Die Industrie- und Handelskammer (IHK) hatte zum Sommerfest in ihren Räumlichkeiten geladen – und 500 Gäste kamen zum großen Treffen vor der Sommerpause am Donnerstagabend, 17. Juli.
Die IHK-Präsidentin machte deutlich, dass die mittelständische Wirtschaft mit dem Schlingerkurs der Politik zu kämpfen habe – festzumachen etwa am Thema Elektromobilität.
Noch vor kurzem sei Botschaft gesendet worden, darin liege die Zukunft. „Es gab eindeutige Vorgaben, Förderkulissen, politische Botschaften“, sagte die Kammerpräsidentin. Daraufhin habe der Mittelstand in Maschinen, Schulungen und neue Geschäftsmodelle investiert – und das oft mit hohem Risiko.
Kritik an neuen Vorgaben
Dann die Fahrplanänderung durch die neue Regierungskoalition von CDU/CSU und SPD: Jetzt sei die Technologieoffenheit ausgerufen worden. Die Konzerne könnten diese Kurskorrektur möglicherweise gut verkraften. Der Mittelständler aus Mönchweiler, Deilingen oder Tuttlingen müsse sich plötzlich fragen: „Was machen wir jetzt mit der Halle voller Teile für die Elektromobilität?“
Die Unsicherheit im Mittelstand packte sie in das sprachliche Bild: „Heute stehen wir da wie jemand, der am Bahnsteig pünktlich auf den Zukunftszug gewartet hat, nur um festzustellen: Der Fahrplan wurde geändert.“

Raum für differenzierte Stimmen
In dieser Einschätzung bestärkte sie Gastrednerin Tanit Koch. Die ehemalige „Bild“-Chefredakteurin und Organisatorin des Armin-Laschet-Wahlkampfes 2021 sprach von der Erwartungen der Öffentlichkeit an die Unternehmer, sich zu gesellschaftlichen und politischen Fragen zu äußern. „Der Raum für differenzierte Stimmen muss zurückgewonnen werden“, forderte die in Konstanz geborene Rednerin.

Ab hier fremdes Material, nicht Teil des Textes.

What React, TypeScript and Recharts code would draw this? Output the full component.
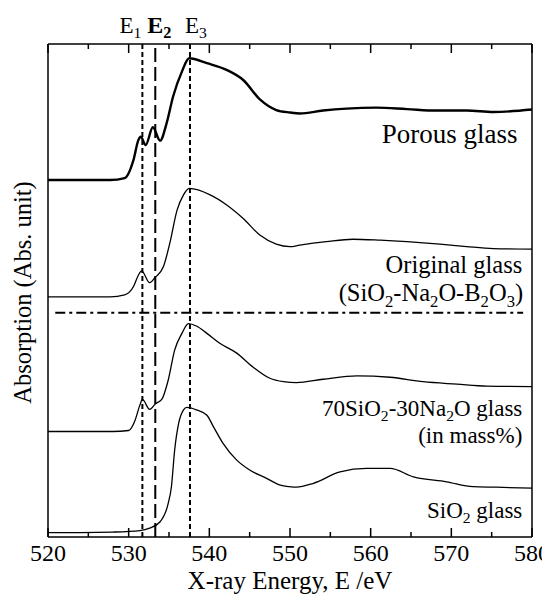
import { LineChart, Line, XAxis, YAxis, ReferenceLine, ReferenceDot, Label } from 'recharts';

const FONT = '"Liberation Serif", "Times New Roman", serif';

// X-ray energy ticks (eV), majors labelled every 10
const xTicks = [520, 525, 530, 535, 540, 545, 550, 555, 560, 565, 570, 575, 580];

// Porous glass
const porousE = [520, 524, 527.7, 529.5, 530.6, 531.2, 531.5, 532.1, 533.0, 533.9, 534.7, 535.5, 536.6, 537.5, 539.7, 542.2, 544.2, 546.3, 548.3, 550.0, 551.2, 554.1, 557.0, 560.7, 564.5, 568.2, 571.9, 575.2, 580];
const porousAbs = [72.4, 72.4, 72.4, 72.8, 76.5, 80.5, 81.2, 79.5, 83.1, 80.4, 83.9, 89.3, 94.4, 97.1, 96.1, 94.7, 92.7, 88.7, 86.6, 86.1, 85.9, 86.5, 86.9, 87.1, 86.8, 86.5, 86.5, 86.2, 86.7];

// Original glass (SiO2-Na2O-B2O3)
const originalE = [520, 524, 527.7, 529.5, 530.6, 531.2, 531.6, 532.6, 533.3, 534.3, 535.1, 536.0, 536.8, 537.5, 540.1, 542.2, 544.2, 546.3, 548.3, 550.0, 551.2, 554.5, 557.8, 561.2, 564.5, 568.6, 571.9, 575.2, 580];
const originalAbs = [48.7, 48.7, 48.7, 49.1, 50.8, 53.1, 54.0, 51.6, 52.7, 54.8, 59.6, 66.3, 69.4, 70.7, 69.4, 67.3, 64.6, 61.2, 59.4, 58.9, 59.2, 59.9, 60.4, 60.2, 59.9, 59.4, 58.9, 58.5, 58.4];

// 70SiO2-30Na2O glass
const sodaE = [520, 524, 528, 530.0, 530.8, 531.4, 531.7, 532.6, 533.3, 534.1, 534.9, 535.7, 536.6, 537.4, 538.4, 539.7, 541.3, 543.4, 545.4, 547.5, 549.2, 550.8, 554.1, 558.3, 562.4, 566.5, 570.7, 574.4, 580];
const sodaAbs = [21.4, 21.4, 21.4, 21.6, 23.7, 26.8, 27.9, 25.9, 27.0, 27.9, 31.8, 37.9, 41.3, 43.3, 42.8, 41.3, 39.3, 37.3, 34.5, 32.2, 31.5, 31.3, 32.0, 32.7, 32.4, 31.5, 31.0, 30.6, 30.5];

// SiO2 glass
const silicaE = [520, 524, 528, 531.4, 532.6, 533.9, 534.9, 535.3, 535.7, 536.2, 536.8, 537.2, 538.4, 539.7, 540.5, 541.7, 543.4, 545.0, 547.1, 548.8, 550.0, 550.8, 552.9, 556.2, 559.5, 562.4, 565.3, 569.4, 572.7, 575.6, 580];
const silicaAbs = [0.9, 0.9, 1.0, 1.3, 1.8, 3.1, 6.8, 10.2, 17.6, 23.1, 25.8, 26.3, 25.8, 24.7, 22.4, 19.0, 15.6, 13.6, 11.9, 10.5, 10.2, 10.1, 10.9, 13.2, 13.9, 13.9, 12.2, 11.2, 10.2, 10.1, 9.9];

// marker energies
const E1 = 531.7;
const E2 = 533.3;
const E3 = 537.6;

// dash-dot divider
const dividerAbs = 45.5;
const dividerFrom = 520.9;
const dividerTo = 578.9;

type Seg = [string, boolean];

// spectrum labels: right edge energy, baseline absorbance, font size, text pieces (true = subscript)
const seriesLabels: { e: number; a: number; size: number; segs: Seg[] }[] = [
  { e: 578.2, a: 79.9, size: 27, segs: [['Porous glass', false]] },
  { e: 578.8, a: 53.5, size: 24.5, segs: [['Original glass', false]] },
  { e: 578.9, a: 47.8, size: 24.5, segs: [['(SiO', false], ['2', true], ['-Na', false], ['2', true], ['O-B', false], ['2', true], ['O', false], ['3', true], [')', false]] },
  { e: 578.8, a: 24.5, size: 23, segs: [['70SiO', false], ['2', true], ['-30Na', false], ['2', true], ['O glass', false]] },
  { e: 578.8, a: 19.0, size: 23, segs: [['(in mass%)', false]] },
  { e: 578.8, a: 3.9, size: 23, segs: [['SiO', false], ['2', true], [' glass', false]] },
];

const toPoints = (e: number[], a: number[]) => e.map((x, i) => ({ e: x, a: a[i] }));

function RichText({ x, y, segs, size, anchor, bold }: { x: number; y: number; segs: Seg[]; size: number; anchor: 'start' | 'end' | 'middle'; bold?: boolean }) {
  const shift = size * 0.22;
  let down = false;
  return (
    <text x={x} y={y} textAnchor={anchor} fontSize={size} fontFamily={FONT} fontWeight={bold ? 'bold' : 'normal'} fill="#000">
      {segs.map(([t, sub], i) => {
        let dy = 0;
        if (sub && !down) dy = shift;
        if (!sub && down) dy = -shift;
        down = sub;
        return (
          <tspan key={i} dy={dy} fontSize={sub ? size * 0.68 : size}>
            {t}
          </tspan>
        );
      })}
    </text>
  );
}

const BottomTick = (props: any) => {
  const { x, y, payload } = props;
  const v = payload.value;
  const major = v % 10 === 0;
  return (
    <g>
      <line x1={x} x2={x} y1={y} y2={y - (major ? 9 : 5)} stroke="#000" strokeWidth={1.5} />
      {major && (
        <text x={x} y={y + 24} textAnchor="middle" fontSize={24} fontFamily={FONT} fill="#000">
          {v}
        </text>
      )}
    </g>
  );
};

const TopTick = (props: any) => {
  const { x, y, payload } = props;
  const major = payload.value % 10 === 0;
  return <line x1={x} x2={x} y1={y} y2={y + (major ? 9 : 5)} stroke="#000" strokeWidth={1.5} />;
};

const markerLabel = (segs: Seg[], dx: number, anchor: 'start' | 'end', bold?: boolean) => (props: any) => {
  const vb = props.viewBox;
  return <RichText x={vb.x + dx} y={vb.y - 11} segs={segs} size={bold ? 24 : 23} anchor={anchor} bold={bold} />;
};

export default function App() {
  return (
    <div style={{ fontFamily: FONT }}>
      <LineChart width={542} height={587} margin={{ top: 35, right: 17, bottom: 0, left: 0 }}>
        <XAxis
          xAxisId="b"
          dataKey="e"
          type="number"
          domain={[520, 580]}
          ticks={xTicks}
          interval={0}
          tickLine={false}
          tickSize={0}
          tickMargin={0}
          tick={<BottomTick />}
          axisLine={{ stroke: '#000', strokeWidth: 1.5 }}
          height={58}
          allowDataOverflow
        >
          <Label
            content={(p: any) => {
              const vb = p.viewBox;
              return (
                <text x={vb.x + vb.width / 2} y={vb.y + 52} textAnchor="middle" fontSize={25} fontFamily={FONT} fill="#000">
                  X-ray Energy, E /eV
                </text>
              );
            }}
          />
        </XAxis>
        <XAxis
          xAxisId="t"
          orientation="top"
          dataKey="e"
          type="number"
          domain={[520, 580]}
          ticks={xTicks}
          interval={0}
          tickLine={false}
          tickSize={0}
          tickMargin={0}
          tick={<TopTick />}
          axisLine={{ stroke: '#000', strokeWidth: 1.5 }}
          height={1}
          allowDataOverflow
        />
        <YAxis
          yAxisId="l"
          type="number"
          domain={[0, 100]}
          allowDataOverflow
          tick={false}
          tickLine={false}
          axisLine={{ stroke: '#000', strokeWidth: 1.5 }}
          width={40}
        >
          <Label
            content={(p: any) => {
              const vb = p.viewBox;
              const cx = vb.x + vb.width - 17;
              const cy = vb.y + vb.height / 2 + 2;
              return (
                <text x={cx} y={cy} transform={`rotate(-90 ${cx} ${cy})`} textAnchor="middle" fontSize={24.5} fontFamily={FONT} fill="#000">
                  Absorption (Abs. unit)
                </text>
              );
            }}
          />
        </YAxis>
        <YAxis
          yAxisId="r"
          orientation="right"
          type="number"
          domain={[0, 100]}
          tick={false}
          tickLine={false}
          axisLine={{ stroke: '#000', strokeWidth: 1.5 }}
          width={1}
        />

        <ReferenceLine xAxisId="b" yAxisId="l" x={E1} stroke="#000" strokeWidth={2} strokeDasharray="5 3"
          label={markerLabel([['E', false], ['1', true]], -1, 'end')} />
        <ReferenceLine xAxisId="b" yAxisId="l" x={E2} stroke="#000" strokeWidth={2} strokeDasharray="14 5"
          label={markerLabel([['E', false], ['2', true]], -8, 'start', true)} />
        <ReferenceLine xAxisId="b" yAxisId="l" x={E3} stroke="#000" strokeWidth={2} strokeDasharray="5 3"
          label={markerLabel([['E', false], ['3', true]], -5, 'start')} />
        <ReferenceLine
          xAxisId="b"
          yAxisId="l"
          segment={[{ x: dividerFrom, y: dividerAbs }, { x: dividerTo, y: dividerAbs }]}
          stroke="#000"
          strokeWidth={2}
          strokeDasharray="10 4 3 4"
        />

        <Line xAxisId="b" yAxisId="l" data={toPoints(porousE, porousAbs)} dataKey="a" type="monotone" dot={false} stroke="#000" strokeWidth={2.4} isAnimationActive={false} />
        <Line xAxisId="b" yAxisId="l" data={toPoints(originalE, originalAbs)} dataKey="a" type="monotone" dot={false} stroke="#000" strokeWidth={1.3} isAnimationActive={false} />
        <Line xAxisId="b" yAxisId="l" data={toPoints(sodaE, sodaAbs)} dataKey="a" type="monotone" dot={false} stroke="#000" strokeWidth={1.3} isAnimationActive={false} />
        <Line xAxisId="b" yAxisId="l" data={toPoints(silicaE, silicaAbs)} dataKey="a" type="monotone" dot={false} stroke="#000" strokeWidth={1.3} isAnimationActive={false} />

        {seriesLabels.map((l, i) => (
          <ReferenceDot
            key={i}
            xAxisId="b"
            yAxisId="l"
            x={l.e}
            y={l.a}
            r={0}
            fill="none"
            stroke="none"
            ifOverflow="visible"
            label={(p: any) => <RichText x={p.viewBox.x} y={p.viewBox.y} segs={l.segs} size={l.size} anchor="end" />}
          />
        ))}
      </LineChart>
    </div>
  );
}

Vertrauen auf das offene Wort sinkt
Doch das Vertrauen auf das offene Wort, die Äußerung ohne die Befürchtung sozialer Ächtung, hat nach Einschätzung Tanit Kochs schon bessere Zeiten erlebt.
Sie zitierte in diesem Zusammenhang einen Allensbach-Studie: In einer Umfrage von Ende 2023 sagten nur noch 40 Prozent der Befragten, dass man sich frei äußern dürfe. Anfang der 70er-Jahre waren es nach den Daten des Meinungsforschungsinstituts vom Bodensee noch 83 Prozent, und diese Zahl war über lange Zeit stabil.
Sind Politiker zu dünnhäutig?
Koch sieht in diesem Zusammenhang zwei Probleme: Zum einen seien viele Politiker reichlich dünnhäutig geworden und bemühten zunehmend die Gerichte, wenn sie sich ungerecht angegangen fühlten.
Namentlich nannte sie in diesem Zusammenhang den ehemaligen Wirtschaftsminister Robert Habeck und seine Parteikollegin, Ex-Außenministerin Annalena Baerbock. „Zugespitzte Kritik am Wirtschaftsminister ist keine Fall für die Justiz“, sagte Tanit Koch – eine Meinung, womit sie bei den Gästen des Sommerfestes wohl offene Türen einrannte.
Sonderparagraphen für Politiker in der Verfolgung harscher Kommentare hält sie für grundlegend falsch: Sie erschütterten das Vertrauen in die Politik.

Was in der Kommunikation hilft
Doch nicht nur gegenüber der Politik und ihren Akteuren ist der Ton rauer geworden. Koch mahnte im gegenseitigen Umgang zu mehr Gelassenheit und einer Stärkung der zwischenmenschlichen Gesprächskultur.
Worte wägen, andererseits nicht alles sofort als Angriff werten („weg von der Opfermentalität“), das seien Strategien, um einer vernünftigen Kommunikation auf die Sprünge zu helfen.
Nach den Reden folgte der gesellschaftliche Teil. Das Haus der Wirtschaft und sein Außenbereich boten in den folgenden Stunden reichlich Gelegenheit, miteinander ins Gespräch zu kommen.